**The exercise**
Using the listing below, please print exactly the lines from the one with "Convert this chart to Plotly code." through the one with "-0.48, -0.47, -0.47]". Leave out every picture.

**Dataset records**
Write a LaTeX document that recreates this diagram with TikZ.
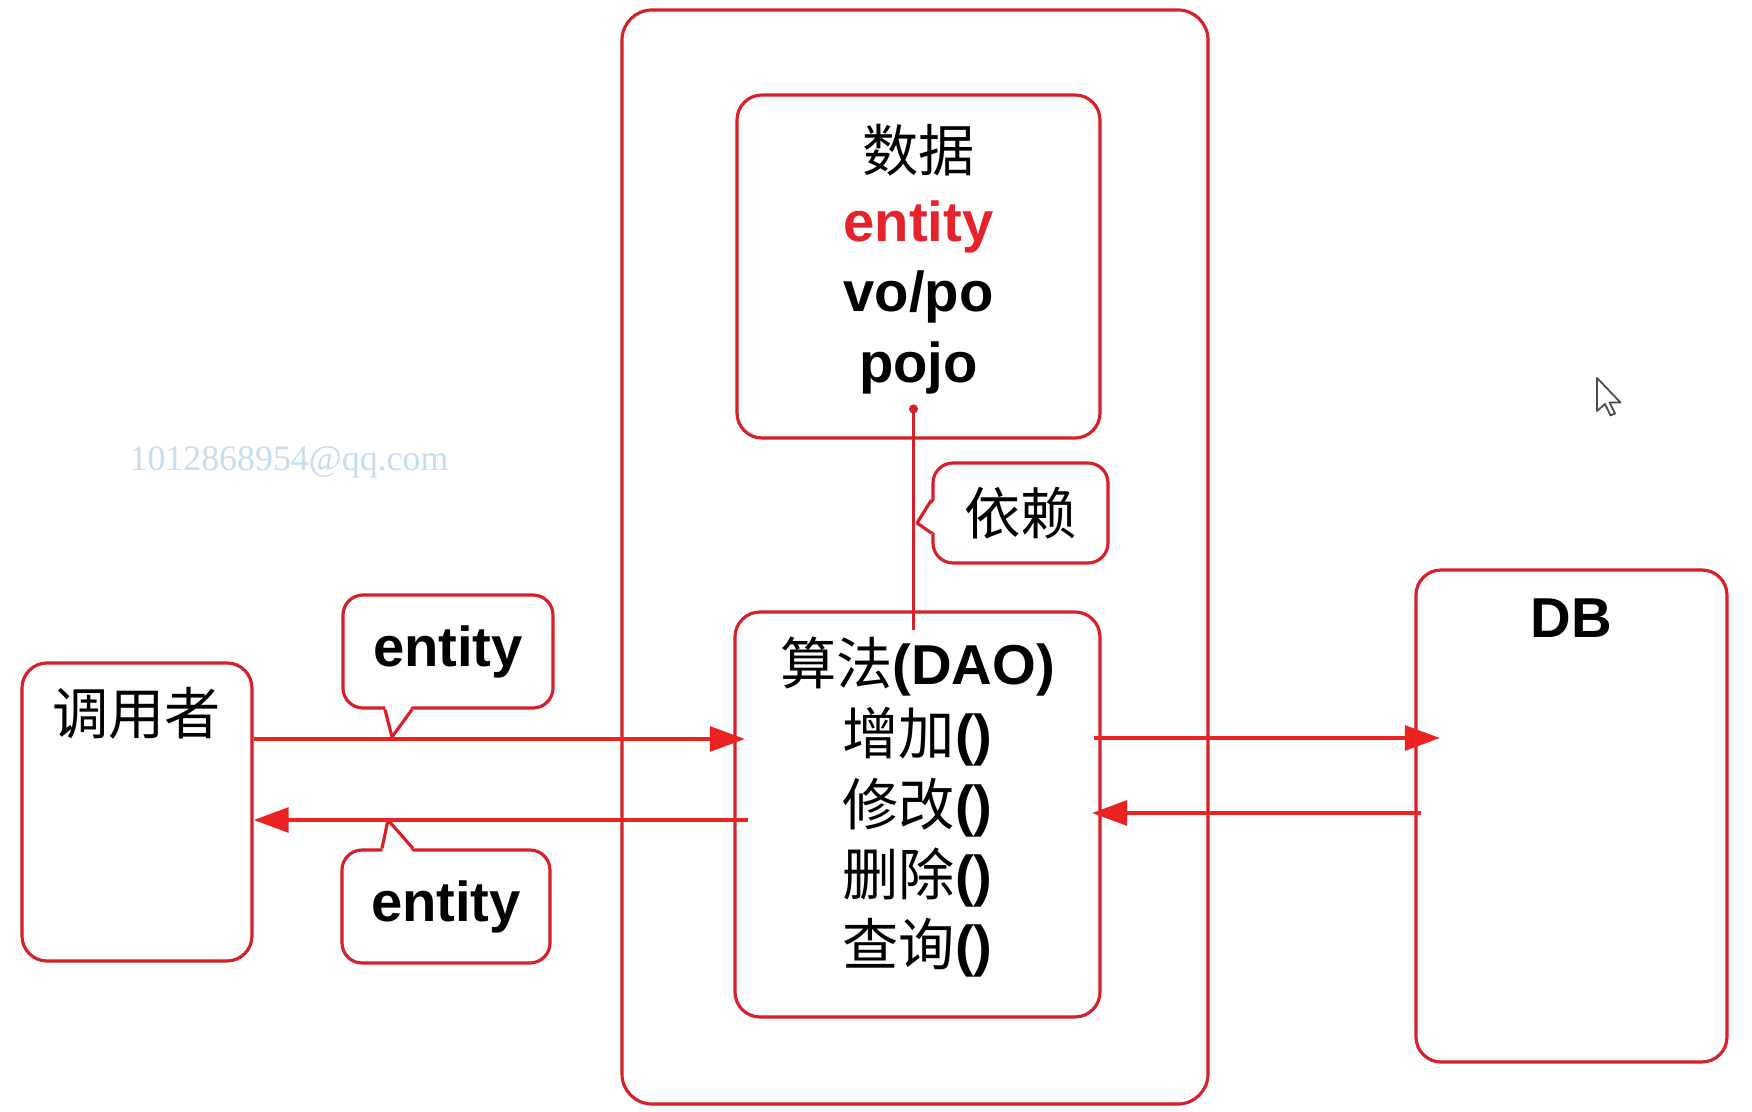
\documentclass[tikz,border=0pt]{standalone}
\usepackage{fontspec}
\usepackage{xcolor}
\usepackage{tikz}
\usetikzlibrary{arrows.meta}
\setmainfont{Liberation Sans}
\newfontfamily\cjk{Noto Sans CJK SC}
\newfontfamily\mailfont{Liberation Serif}
\definecolor{boxred}{RGB}{214,32,42}
\definecolor{arrowred}{RGB}{236,34,34}
\definecolor{entityred}{RGB}{228,36,44}
\definecolor{mailblue}{RGB}{198,222,240}

\begin{document}
\begin{tikzpicture}[>={Triangle[length=10pt,width=7pt]},
    box/.style={rectangle,draw=boxred,line width=0.9pt,rounded corners=2.5mm,inner sep=0pt},
    tag/.style={rectangle,draw=boxred,line width=0.9pt,rounded corners=2mm,fill=white,inner sep=0pt,font=\fontsize{16}{20}\selectfont\bfseries},
    txt/.style={inner sep=0pt,align=center,font=\fontsize{16}{20}\selectfont},
    flow/.style={->,draw=arrowred,line width=1.2pt},
    tagline/.style={draw=boxred,line width=0.9pt,line join=round}]
    \path[use as bounding box,fill=white] (0,0) rectangle (17.52,-11.12);

    % boxes
    \node[box,minimum width=5.86cm,minimum height=10.94cm,rounded corners=3mm] (outer) at (9.15,-5.57) {};
    \node[box,minimum width=3.63cm,minimum height=3.43cm,
        label={[txt,anchor=north,yshift=-3mm]north:{{\cjk 数据}\\\textcolor{entityred}{\textbf{entity}}\\\textbf{vo/po}\\\textbf{pojo}}}] (data) at (9.185,-2.665) {};
    \node[box,minimum width=3.65cm,minimum height=4.05cm,
        label={[txt,anchor=north,yshift=-2.6mm]north:{{\cjk 算法}\textbf{(DAO)}\\{\cjk 增加}\textbf{()}\\{\cjk 修改}\textbf{()}\\{\cjk 删除}\textbf{()}\\{\cjk 查询}\textbf{()}}}] (dao) at (9.175,-8.145) {};
    \node[box,minimum width=2.30cm,minimum height=2.98cm,
        label={[txt,anchor=north west,xshift=3.1mm,yshift=-2.5mm]north west:{\cjk 调用者}}] (caller) at (1.37,-8.12) {};
    \node[box,minimum width=3.11cm,minimum height=4.92cm,
        label={[txt,anchor=north,yshift=-3mm]north:\textbf{DB}}] (db) at (15.715,-8.16) {};

    % callouts
    \node[tag,minimum width=2.10cm,minimum height=1.13cm] (tagin) at (4.48,-6.515) {entity};
    \node[tag,minimum width=2.08cm,minimum height=1.13cm] (tagout) at (4.46,-9.065) {entity};
    \node[tag,minimum width=1.75cm,minimum height=1.00cm,font=\fontsize{16}{20}\selectfont\cjk] (tagdep) at (10.205,-5.13) {依赖};
    \coordinate (tipin) at (3.92,-7.37);
    \coordinate (tipout) at (3.88,-8.20);
    \coordinate (tipdep) at (9.17,-5.23);
    \fill[white] ([xshift=-6.3mm,yshift=1pt]tagin.south) -- (tipin) -- ([xshift=-3.6mm,yshift=1pt]tagin.south) -- cycle;
    \draw[tagline] ([xshift=-6.3mm]tagin.south) -- (tipin) -- ([xshift=-3.6mm]tagin.south);
    \fill[white] ([xshift=-6.4mm,yshift=-1pt]tagout.north) -- (tipout) -- ([xshift=-3.3mm,yshift=-1pt]tagout.north) -- cycle;
    \draw[tagline] ([xshift=-6.4mm]tagout.north) -- (tipout) -- ([xshift=-3.3mm]tagout.north);
    \fill[white] ([xshift=1pt,yshift=1.3mm]tagdep.west) -- (tipdep) -- ([xshift=1pt,yshift=-2.0mm]tagdep.west) -- cycle;
    \draw[tagline] ([yshift=1.3mm]tagdep.west) -- (tipdep) -- ([yshift=-2.0mm]tagdep.west);

    % connectors
    \coordinate (daoin) at (7.45,-7.39);
    \coordinate (callerin) at (7.48,-8.20);
    \coordinate (dbin) at (14.40,-7.38);
    \coordinate (daoback) at (10.92,-8.13);
    \draw[flow] (caller.east |- daoin) -- (daoin);
    \draw[flow] (callerin) -- (caller.east |- callerin);
    \draw[flow] ([xshift=-0.8mm]dao.east |- dbin) -- (dbin);
    \draw[flow] ([xshift=0.7mm]db.west |- daoback) -- (daoback);
    \draw[draw=boxred,line width=0.8pt,{Circle[length=2.5pt]}-] ([xshift=-0.5mm,yshift=3.5mm]data.south) -- ([xshift=-0.5mm,yshift=-2mm]data.south |- dao.north);

    % watermark and pointer
    \node[inner sep=0pt,text=mailblue,font=\mailfont\fontsize{10.2}{12}\selectfont] (mail) at (2.89,-4.62) {1012868954@qq.com};
    \draw[gray!60!black,line width=0.5pt,fill=white,line join=round,shift={(15.97,-3.78)}]
        (0,0) -- (0,-0.33) -- (0.08,-0.26) -- (0.135,-0.375) -- (0.18,-0.355) -- (0.125,-0.245) -- (0.235,-0.245) -- cycle;
\end{tikzpicture}
\end{document}
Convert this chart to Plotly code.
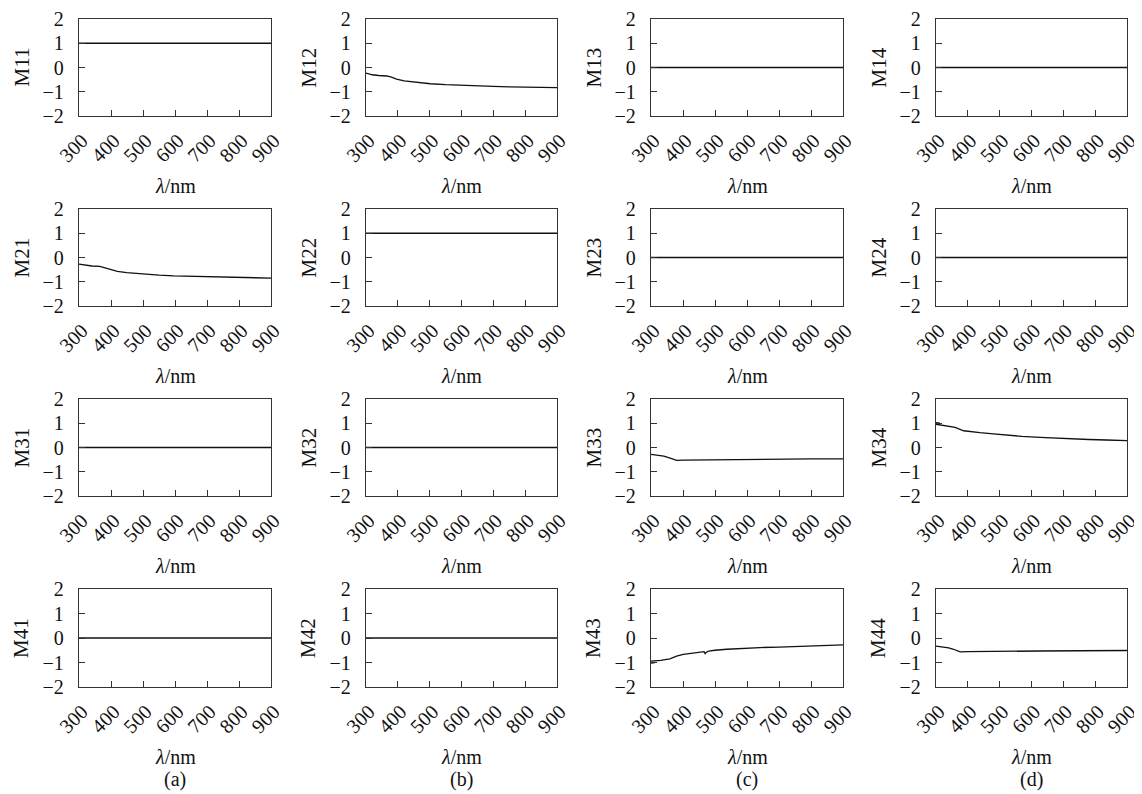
import plotly.graph_objects as go

# ---------------- data ----------------
wl_const = [300, 900]
ones = [1, 1]
zeros = [0, 0]

wl_m12 = [300, 320, 340, 365, 380, 396, 420, 449, 480, 502, 550, 596, 650, 700, 750, 800, 850, 900]
m12 = [-0.23, -0.30, -0.33, -0.35, -0.40, -0.48, -0.55, -0.60, -0.64, -0.67, -0.71, -0.74, -0.76, -0.78, -0.80, -0.81, -0.82, -0.83]

wl_m21 = [300, 320, 340, 365, 380, 396, 420, 449, 480, 502, 550, 596, 650, 700, 750, 800, 850, 900]
m21 = [-0.27, -0.32, -0.35, -0.37, -0.43, -0.50, -0.57, -0.62, -0.66, -0.69, -0.73, -0.76, -0.78, -0.80, -0.82, -0.83, -0.84, -0.85]

wl_m33 = [300, 320, 340, 360, 380, 400, 450, 500, 600, 700, 800, 900]
m33 = [-0.28, -0.31, -0.36, -0.44, -0.53, -0.52, -0.51, -0.50, -0.49, -0.48, -0.47, -0.47]

wl_m34 = [300, 330, 360, 387, 410, 438, 480, 522, 570, 627, 680, 731, 780, 835, 900]
m34 = [0.96, 0.90, 0.83, 0.69, 0.65, 0.61, 0.56, 0.51, 0.46, 0.42, 0.38, 0.35, 0.33, 0.31, 0.28]
wl_m34_start = [300, 312]
m34_start = [1.02, 1.00]

wl_m43 = [300, 330, 359, 380, 401, 430, 453, 466, 469, 473, 480, 500, 537, 590, 641, 700, 745, 800, 850, 900]
m43 = [-0.94, -0.91, -0.85, -0.74, -0.67, -0.61, -0.57, -0.56, -0.64, -0.58, -0.54, -0.50, -0.46, -0.42, -0.39, -0.37, -0.35, -0.32, -0.30, -0.28]
wl_m43_start = [300, 312]
m43_start = [-1.02, -1.00]

wl_m44 = [300, 320, 340, 355, 376, 400, 418, 500, 627, 750, 900]
m44 = [-0.33, -0.36, -0.40, -0.46, -0.57, -0.56, -0.56, -0.55, -0.53, -0.52, -0.51]

series = {
    "M11": [(wl_const, ones)],
    "M12": [(wl_m12, m12)],
    "M13": [(wl_const, zeros)],
    "M14": [(wl_const, zeros)],
    "M21": [(wl_m21, m21)],
    "M22": [(wl_const, ones)],
    "M23": [(wl_const, zeros)],
    "M24": [(wl_const, zeros)],
    "M31": [(wl_const, zeros)],
    "M32": [(wl_const, zeros)],
    "M33": [(wl_m33, m33)],
    "M34": [(wl_m34, m34), (wl_m34_start, m34_start)],
    "M41": [(wl_const, zeros)],
    "M42": [(wl_const, zeros)],
    "M43": [(wl_m43, m43), (wl_m43_start, m43_start)],
    "M44": [(wl_m44, m44)],
}
names = [["M11", "M12", "M13", "M14"],
         ["M21", "M22", "M23", "M24"],
         ["M31", "M32", "M33", "M34"],
         ["M41", "M42", "M43", "M44"]]

x_ticks = [300, 400, 500, 600, 700, 800, 900]
y_ticks = [-2, -1, 0, 1, 2]
col_labels = ["(a)", "(b)", "(c)", "(d)"]

# ---------------- layout ----------------
# page has an 8px body margin; figure coordinates = page coordinates - 8
OFF = 8
W, H = 1142 - OFF, 794 - OFF
col_px = [(79, 271), (366, 557), (651, 843), (936, 1127)]
row_px = [(19, 116), (209, 306), (399, 496), (589, 687)]

FONT = "Liberation Serif"
fig = go.Figure()
layout = dict(
    width=W, height=H,
    margin=dict(l=0, r=0, t=0, b=0),
    paper_bgcolor="white", plot_bgcolor="white",
    showlegend=False,
    font=dict(family=FONT, size=20, color="#111"),
)
annotations = []

idx = 0
for r in range(4):
    for c in range(4):
        idx += 1
        xa = "xaxis" if idx == 1 else f"xaxis{idx}"
        ya = "yaxis" if idx == 1 else f"yaxis{idx}"
        xr = "x" if idx == 1 else f"x{idx}"
        yr = "y" if idx == 1 else f"y{idx}"
        name = names[r][c]
        for xs, ys in series[name]:
            fig.add_trace(go.Scatter(x=xs, y=ys, mode="lines", xaxis=xr, yaxis=yr,
                                     line=dict(color="#111", width=1.3), hoverinfo="skip"))
        x0, x1 = (v - OFF for v in col_px[c])
        y0, y1 = (v - OFF for v in row_px[r])
        layout[xa] = dict(
            domain=[x0 / W, x1 / W], anchor=yr, range=[300, 900],
            tickmode="array", tickvals=x_ticks, ticktext=[str(v) for v in x_ticks],
            tickangle=-45, ticks="inside", ticklen=6, tickcolor="#333", tickwidth=1,
            showline=True, linecolor="#333", linewidth=1.3, mirror=True,
            showgrid=False, zeroline=False, automargin=False,
            ticklabelstandoff=4, ticklabelshift=3,
            tickfont=dict(family=FONT, size=20, color="#111"),
        )
        layout[ya] = dict(
            domain=[1 - y1 / H, 1 - y0 / H], anchor=xr, range=[-2, 2],
            tickmode="array", tickvals=y_ticks,
            ticks="inside", ticklen=6, tickcolor="#333", tickwidth=1,
            showline=True, linecolor="#333", linewidth=1.3, mirror=True,
            showgrid=False, zeroline=False, automargin=False,
            ticklabelstandoff=10,
            tickfont=dict(family=FONT, size=20, color="#111"),
        )
        cx = (x0 + x1) / 2
        annotations.append(dict(text="<i>λ</i>/nm", x=cx / W, y=1 - (y1 + 70) / H,
                                xref="paper", yref="paper", showarrow=False,
                                xanchor="center", yanchor="middle",
                                font=dict(family=FONT, size=20, color="#111")))
        annotations.append(dict(text=name, x=(x0 - 58) / W, y=1 - ((y0 + y1) / 2) / H,
                                xref="paper", yref="paper", showarrow=False, textangle=-90,
                                xanchor="center", yanchor="middle",
                                font=dict(family=FONT, size=21, color="#111")))
        if r == 3:
            annotations.append(dict(text=col_labels[c], x=cx / W, y=1 - (y1 + 92) / H,
                                    xref="paper", yref="paper", showarrow=False,
                                    xanchor="center", yanchor="middle",
                                    font=dict(family=FONT, size=20, color="#111")))

layout["annotations"] = annotations
fig.update_layout(**layout)
fig.write_html("out.html")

**Expected answer**
Convert this chart to Plotly code.
import plotly.graph_objects as go

# ---------------- data ----------------
wl_const = [300, 900]
ones = [1, 1]
zeros = [0, 0]

wl_m12 = [300, 320, 340, 365, 380, 396, 420, 449, 480, 502, 550, 596, 650, 700, 750, 800, 850, 900]
m12 = [-0.23, -0.30, -0.33, -0.35, -0.40, -0.48, -0.55, -0.60, -0.64, -0.67, -0.71, -0.74, -0.76, -0.78, -0.80, -0.81, -0.82, -0.83]

wl_m21 = [300, 320, 340, 365, 380, 396, 420, 449, 480, 502, 550, 596, 650, 700, 750, 800, 850, 900]
m21 = [-0.27, -0.32, -0.35, -0.37, -0.43, -0.50, -0.57, -0.62, -0.66, -0.69, -0.73, -0.76, -0.78, -0.80, -0.82, -0.83, -0.84, -0.85]

wl_m33 = [300, 320, 340, 360, 380, 400, 450, 500, 600, 700, 800, 900]
m33 = [-0.28, -0.31, -0.36, -0.44, -0.53, -0.52, -0.51, -0.50, -0.49, -0.48, -0.47, -0.47]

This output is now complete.